EXERCISE OBJECTIVE: Skipping all pictures, set down the lines of the listing from the first through the one with "the stakes rise');".

#### DATA FOR THIS TASK ####

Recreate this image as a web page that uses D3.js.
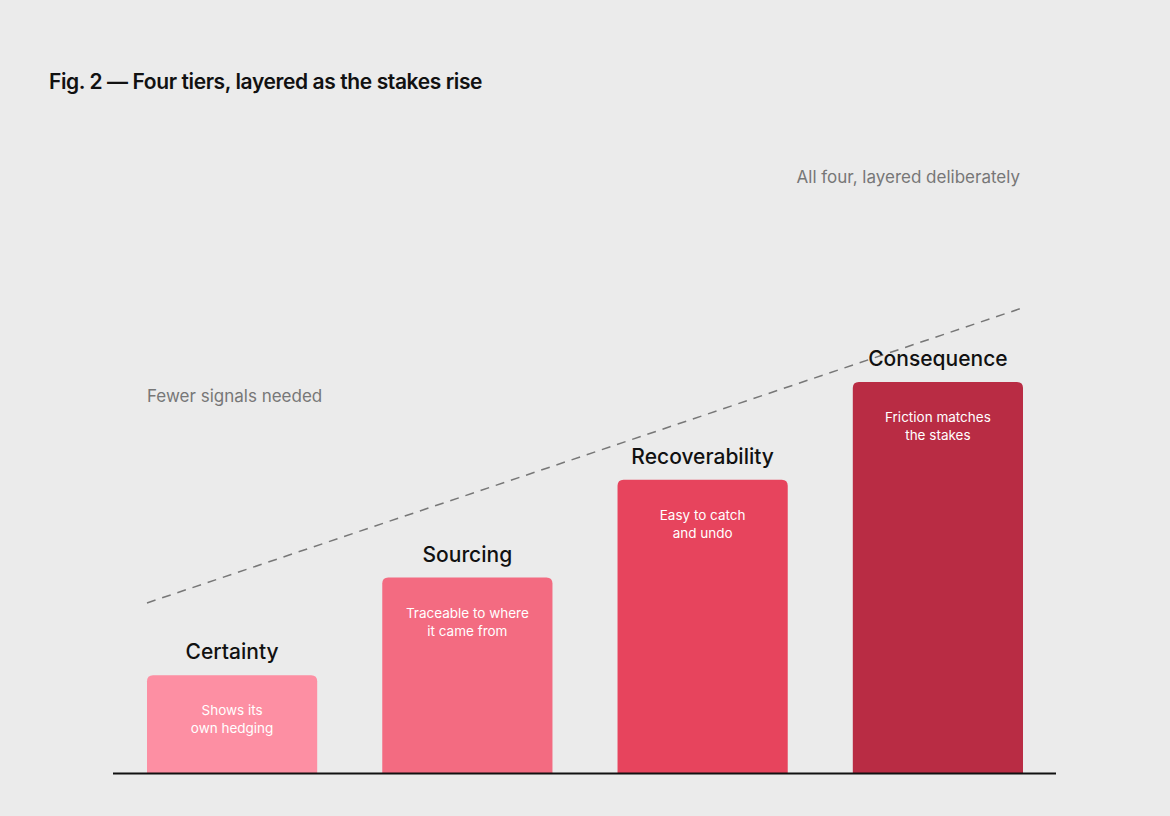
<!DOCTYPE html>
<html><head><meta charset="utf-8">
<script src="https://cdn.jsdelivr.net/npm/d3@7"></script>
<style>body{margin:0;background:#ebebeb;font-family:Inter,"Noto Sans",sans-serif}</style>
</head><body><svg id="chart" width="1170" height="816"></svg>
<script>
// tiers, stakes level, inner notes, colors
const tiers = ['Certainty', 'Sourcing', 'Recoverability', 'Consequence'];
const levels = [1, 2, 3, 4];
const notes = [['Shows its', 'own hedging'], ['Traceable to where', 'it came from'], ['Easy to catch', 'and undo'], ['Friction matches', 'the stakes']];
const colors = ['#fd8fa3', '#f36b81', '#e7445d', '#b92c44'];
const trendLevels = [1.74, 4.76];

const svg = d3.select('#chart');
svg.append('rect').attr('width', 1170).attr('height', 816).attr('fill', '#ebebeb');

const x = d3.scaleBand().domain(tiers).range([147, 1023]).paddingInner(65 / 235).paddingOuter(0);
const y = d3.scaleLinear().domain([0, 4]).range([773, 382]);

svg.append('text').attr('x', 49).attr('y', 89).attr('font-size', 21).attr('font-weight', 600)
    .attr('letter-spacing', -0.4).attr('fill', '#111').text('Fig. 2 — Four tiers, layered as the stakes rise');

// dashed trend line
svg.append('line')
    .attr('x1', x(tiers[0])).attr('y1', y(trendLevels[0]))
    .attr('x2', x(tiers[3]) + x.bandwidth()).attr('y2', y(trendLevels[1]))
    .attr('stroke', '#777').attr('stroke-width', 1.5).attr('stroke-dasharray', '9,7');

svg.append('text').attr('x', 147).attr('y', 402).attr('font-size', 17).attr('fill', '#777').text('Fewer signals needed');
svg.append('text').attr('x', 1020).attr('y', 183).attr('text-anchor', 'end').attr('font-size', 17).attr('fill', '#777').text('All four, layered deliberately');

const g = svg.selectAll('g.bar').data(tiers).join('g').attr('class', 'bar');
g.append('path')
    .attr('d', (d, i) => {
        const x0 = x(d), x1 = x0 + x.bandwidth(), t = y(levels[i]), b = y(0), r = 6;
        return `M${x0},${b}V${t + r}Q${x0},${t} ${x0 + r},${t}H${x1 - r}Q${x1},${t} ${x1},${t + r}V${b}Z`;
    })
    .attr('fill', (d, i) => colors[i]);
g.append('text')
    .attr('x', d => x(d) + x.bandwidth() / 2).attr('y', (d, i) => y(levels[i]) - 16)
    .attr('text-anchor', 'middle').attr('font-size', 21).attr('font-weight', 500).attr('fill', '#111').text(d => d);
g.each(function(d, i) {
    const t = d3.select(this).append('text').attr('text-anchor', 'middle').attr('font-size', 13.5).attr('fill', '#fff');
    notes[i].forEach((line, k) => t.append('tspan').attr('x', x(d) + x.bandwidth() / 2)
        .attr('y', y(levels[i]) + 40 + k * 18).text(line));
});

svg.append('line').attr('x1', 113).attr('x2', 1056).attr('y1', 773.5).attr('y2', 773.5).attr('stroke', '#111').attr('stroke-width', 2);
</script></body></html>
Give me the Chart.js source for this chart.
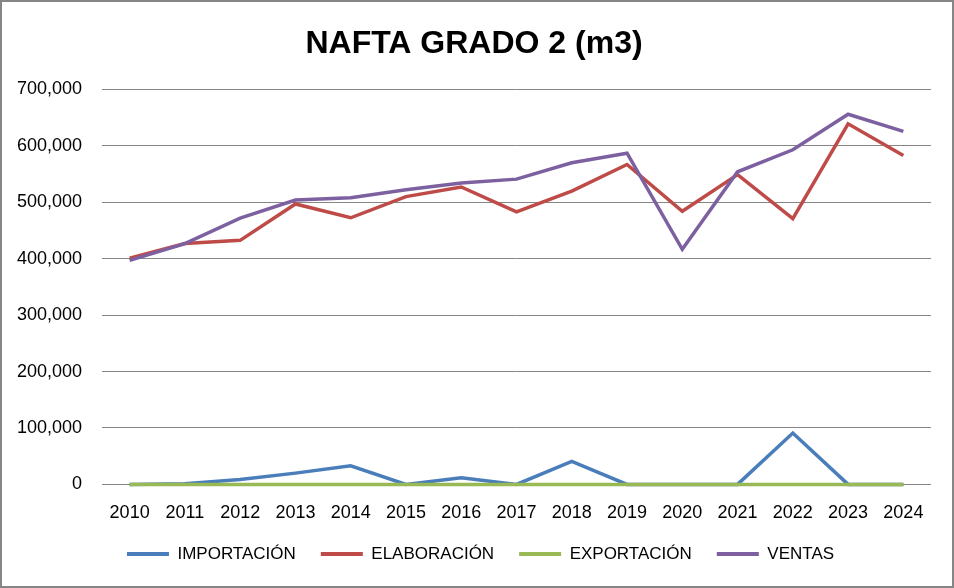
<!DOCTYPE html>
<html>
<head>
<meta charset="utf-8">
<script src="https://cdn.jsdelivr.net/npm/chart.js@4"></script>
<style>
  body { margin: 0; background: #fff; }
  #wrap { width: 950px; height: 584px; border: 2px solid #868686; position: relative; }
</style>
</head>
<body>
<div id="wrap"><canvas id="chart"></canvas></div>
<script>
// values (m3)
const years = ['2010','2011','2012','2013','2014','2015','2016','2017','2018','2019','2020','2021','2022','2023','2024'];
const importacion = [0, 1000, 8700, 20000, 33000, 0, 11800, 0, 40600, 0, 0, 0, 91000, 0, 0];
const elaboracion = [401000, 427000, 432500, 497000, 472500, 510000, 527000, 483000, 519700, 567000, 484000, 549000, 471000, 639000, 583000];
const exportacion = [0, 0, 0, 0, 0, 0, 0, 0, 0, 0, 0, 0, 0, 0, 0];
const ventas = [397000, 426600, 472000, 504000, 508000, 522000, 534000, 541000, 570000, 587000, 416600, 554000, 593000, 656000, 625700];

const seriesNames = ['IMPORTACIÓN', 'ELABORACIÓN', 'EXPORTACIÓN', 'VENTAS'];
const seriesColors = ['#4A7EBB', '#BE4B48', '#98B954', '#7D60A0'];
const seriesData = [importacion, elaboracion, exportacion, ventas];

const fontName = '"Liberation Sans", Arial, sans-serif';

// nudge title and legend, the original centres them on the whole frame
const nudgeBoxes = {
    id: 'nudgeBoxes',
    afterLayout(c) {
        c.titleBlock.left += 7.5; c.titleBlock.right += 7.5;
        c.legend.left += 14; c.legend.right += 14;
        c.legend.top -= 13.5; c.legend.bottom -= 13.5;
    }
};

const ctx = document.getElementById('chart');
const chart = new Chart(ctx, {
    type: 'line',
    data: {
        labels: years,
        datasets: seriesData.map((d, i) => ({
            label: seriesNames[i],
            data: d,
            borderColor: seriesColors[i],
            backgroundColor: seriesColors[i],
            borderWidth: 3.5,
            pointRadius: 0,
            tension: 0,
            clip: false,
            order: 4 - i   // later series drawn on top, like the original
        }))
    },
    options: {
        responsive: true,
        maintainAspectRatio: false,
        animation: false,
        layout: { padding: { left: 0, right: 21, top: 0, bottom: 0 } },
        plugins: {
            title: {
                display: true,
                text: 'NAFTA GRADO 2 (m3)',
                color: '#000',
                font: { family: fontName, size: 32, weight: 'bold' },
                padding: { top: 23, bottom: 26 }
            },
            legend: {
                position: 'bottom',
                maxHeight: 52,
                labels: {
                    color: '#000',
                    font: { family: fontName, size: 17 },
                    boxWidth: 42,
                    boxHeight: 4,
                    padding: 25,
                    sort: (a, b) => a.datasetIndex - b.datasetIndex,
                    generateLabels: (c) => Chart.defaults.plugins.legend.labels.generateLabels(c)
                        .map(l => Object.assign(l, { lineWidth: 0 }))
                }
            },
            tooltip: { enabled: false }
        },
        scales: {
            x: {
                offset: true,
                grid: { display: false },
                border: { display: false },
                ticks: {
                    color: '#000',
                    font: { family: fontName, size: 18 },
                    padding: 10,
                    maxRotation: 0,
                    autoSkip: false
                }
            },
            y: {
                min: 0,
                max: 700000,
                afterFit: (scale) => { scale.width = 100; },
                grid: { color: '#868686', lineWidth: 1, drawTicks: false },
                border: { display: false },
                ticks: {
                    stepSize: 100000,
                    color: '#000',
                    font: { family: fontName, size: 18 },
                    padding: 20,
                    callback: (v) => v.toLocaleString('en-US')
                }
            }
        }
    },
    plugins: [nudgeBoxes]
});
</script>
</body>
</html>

####

SOLUTION TO THIS EXERCISE:
Recreate this image as a web page that uses D3.js.
<!DOCTYPE html>
<html><head><meta charset="utf-8">
<script src="https://cdn.jsdelivr.net/npm/d3@7"></script>
<style>body{margin:0;background:#ebebeb;font-family:Inter,"Noto Sans",sans-serif}</style>
</head><body><svg id="chart" width="1170" height="816"></svg>
<script>
// tiers, stakes level, inner notes, colors
const tiers = ['Certainty', 'Sourcing', 'Recoverability', 'Consequence'];
const levels = [1, 2, 3, 4];
const notes = [['Shows its', 'own hedging'], ['Traceable to where', 'it came from'], ['Easy to catch', 'and undo'], ['Friction matches', 'the stakes']];
const colors = ['#fd8fa3', '#f36b81', '#e7445d', '#b92c44'];
const trendLevels = [1.74, 4.76];

const svg = d3.select('#chart');
svg.append('rect').attr('width', 1170).attr('height', 816).attr('fill', '#ebebeb');

const x = d3.scaleBand().domain(tiers).range([147, 1023]).paddingInner(65 / 235).paddingOuter(0);
const y = d3.scaleLinear().domain([0, 4]).range([773, 382]);

svg.append('text').attr('x', 49).attr('y', 89).attr('font-size', 21).attr('font-weight', 600)
    .attr('letter-spacing', -0.4).attr('fill', '#111').text('Fig. 2 — Four tiers, layered as the stakes rise');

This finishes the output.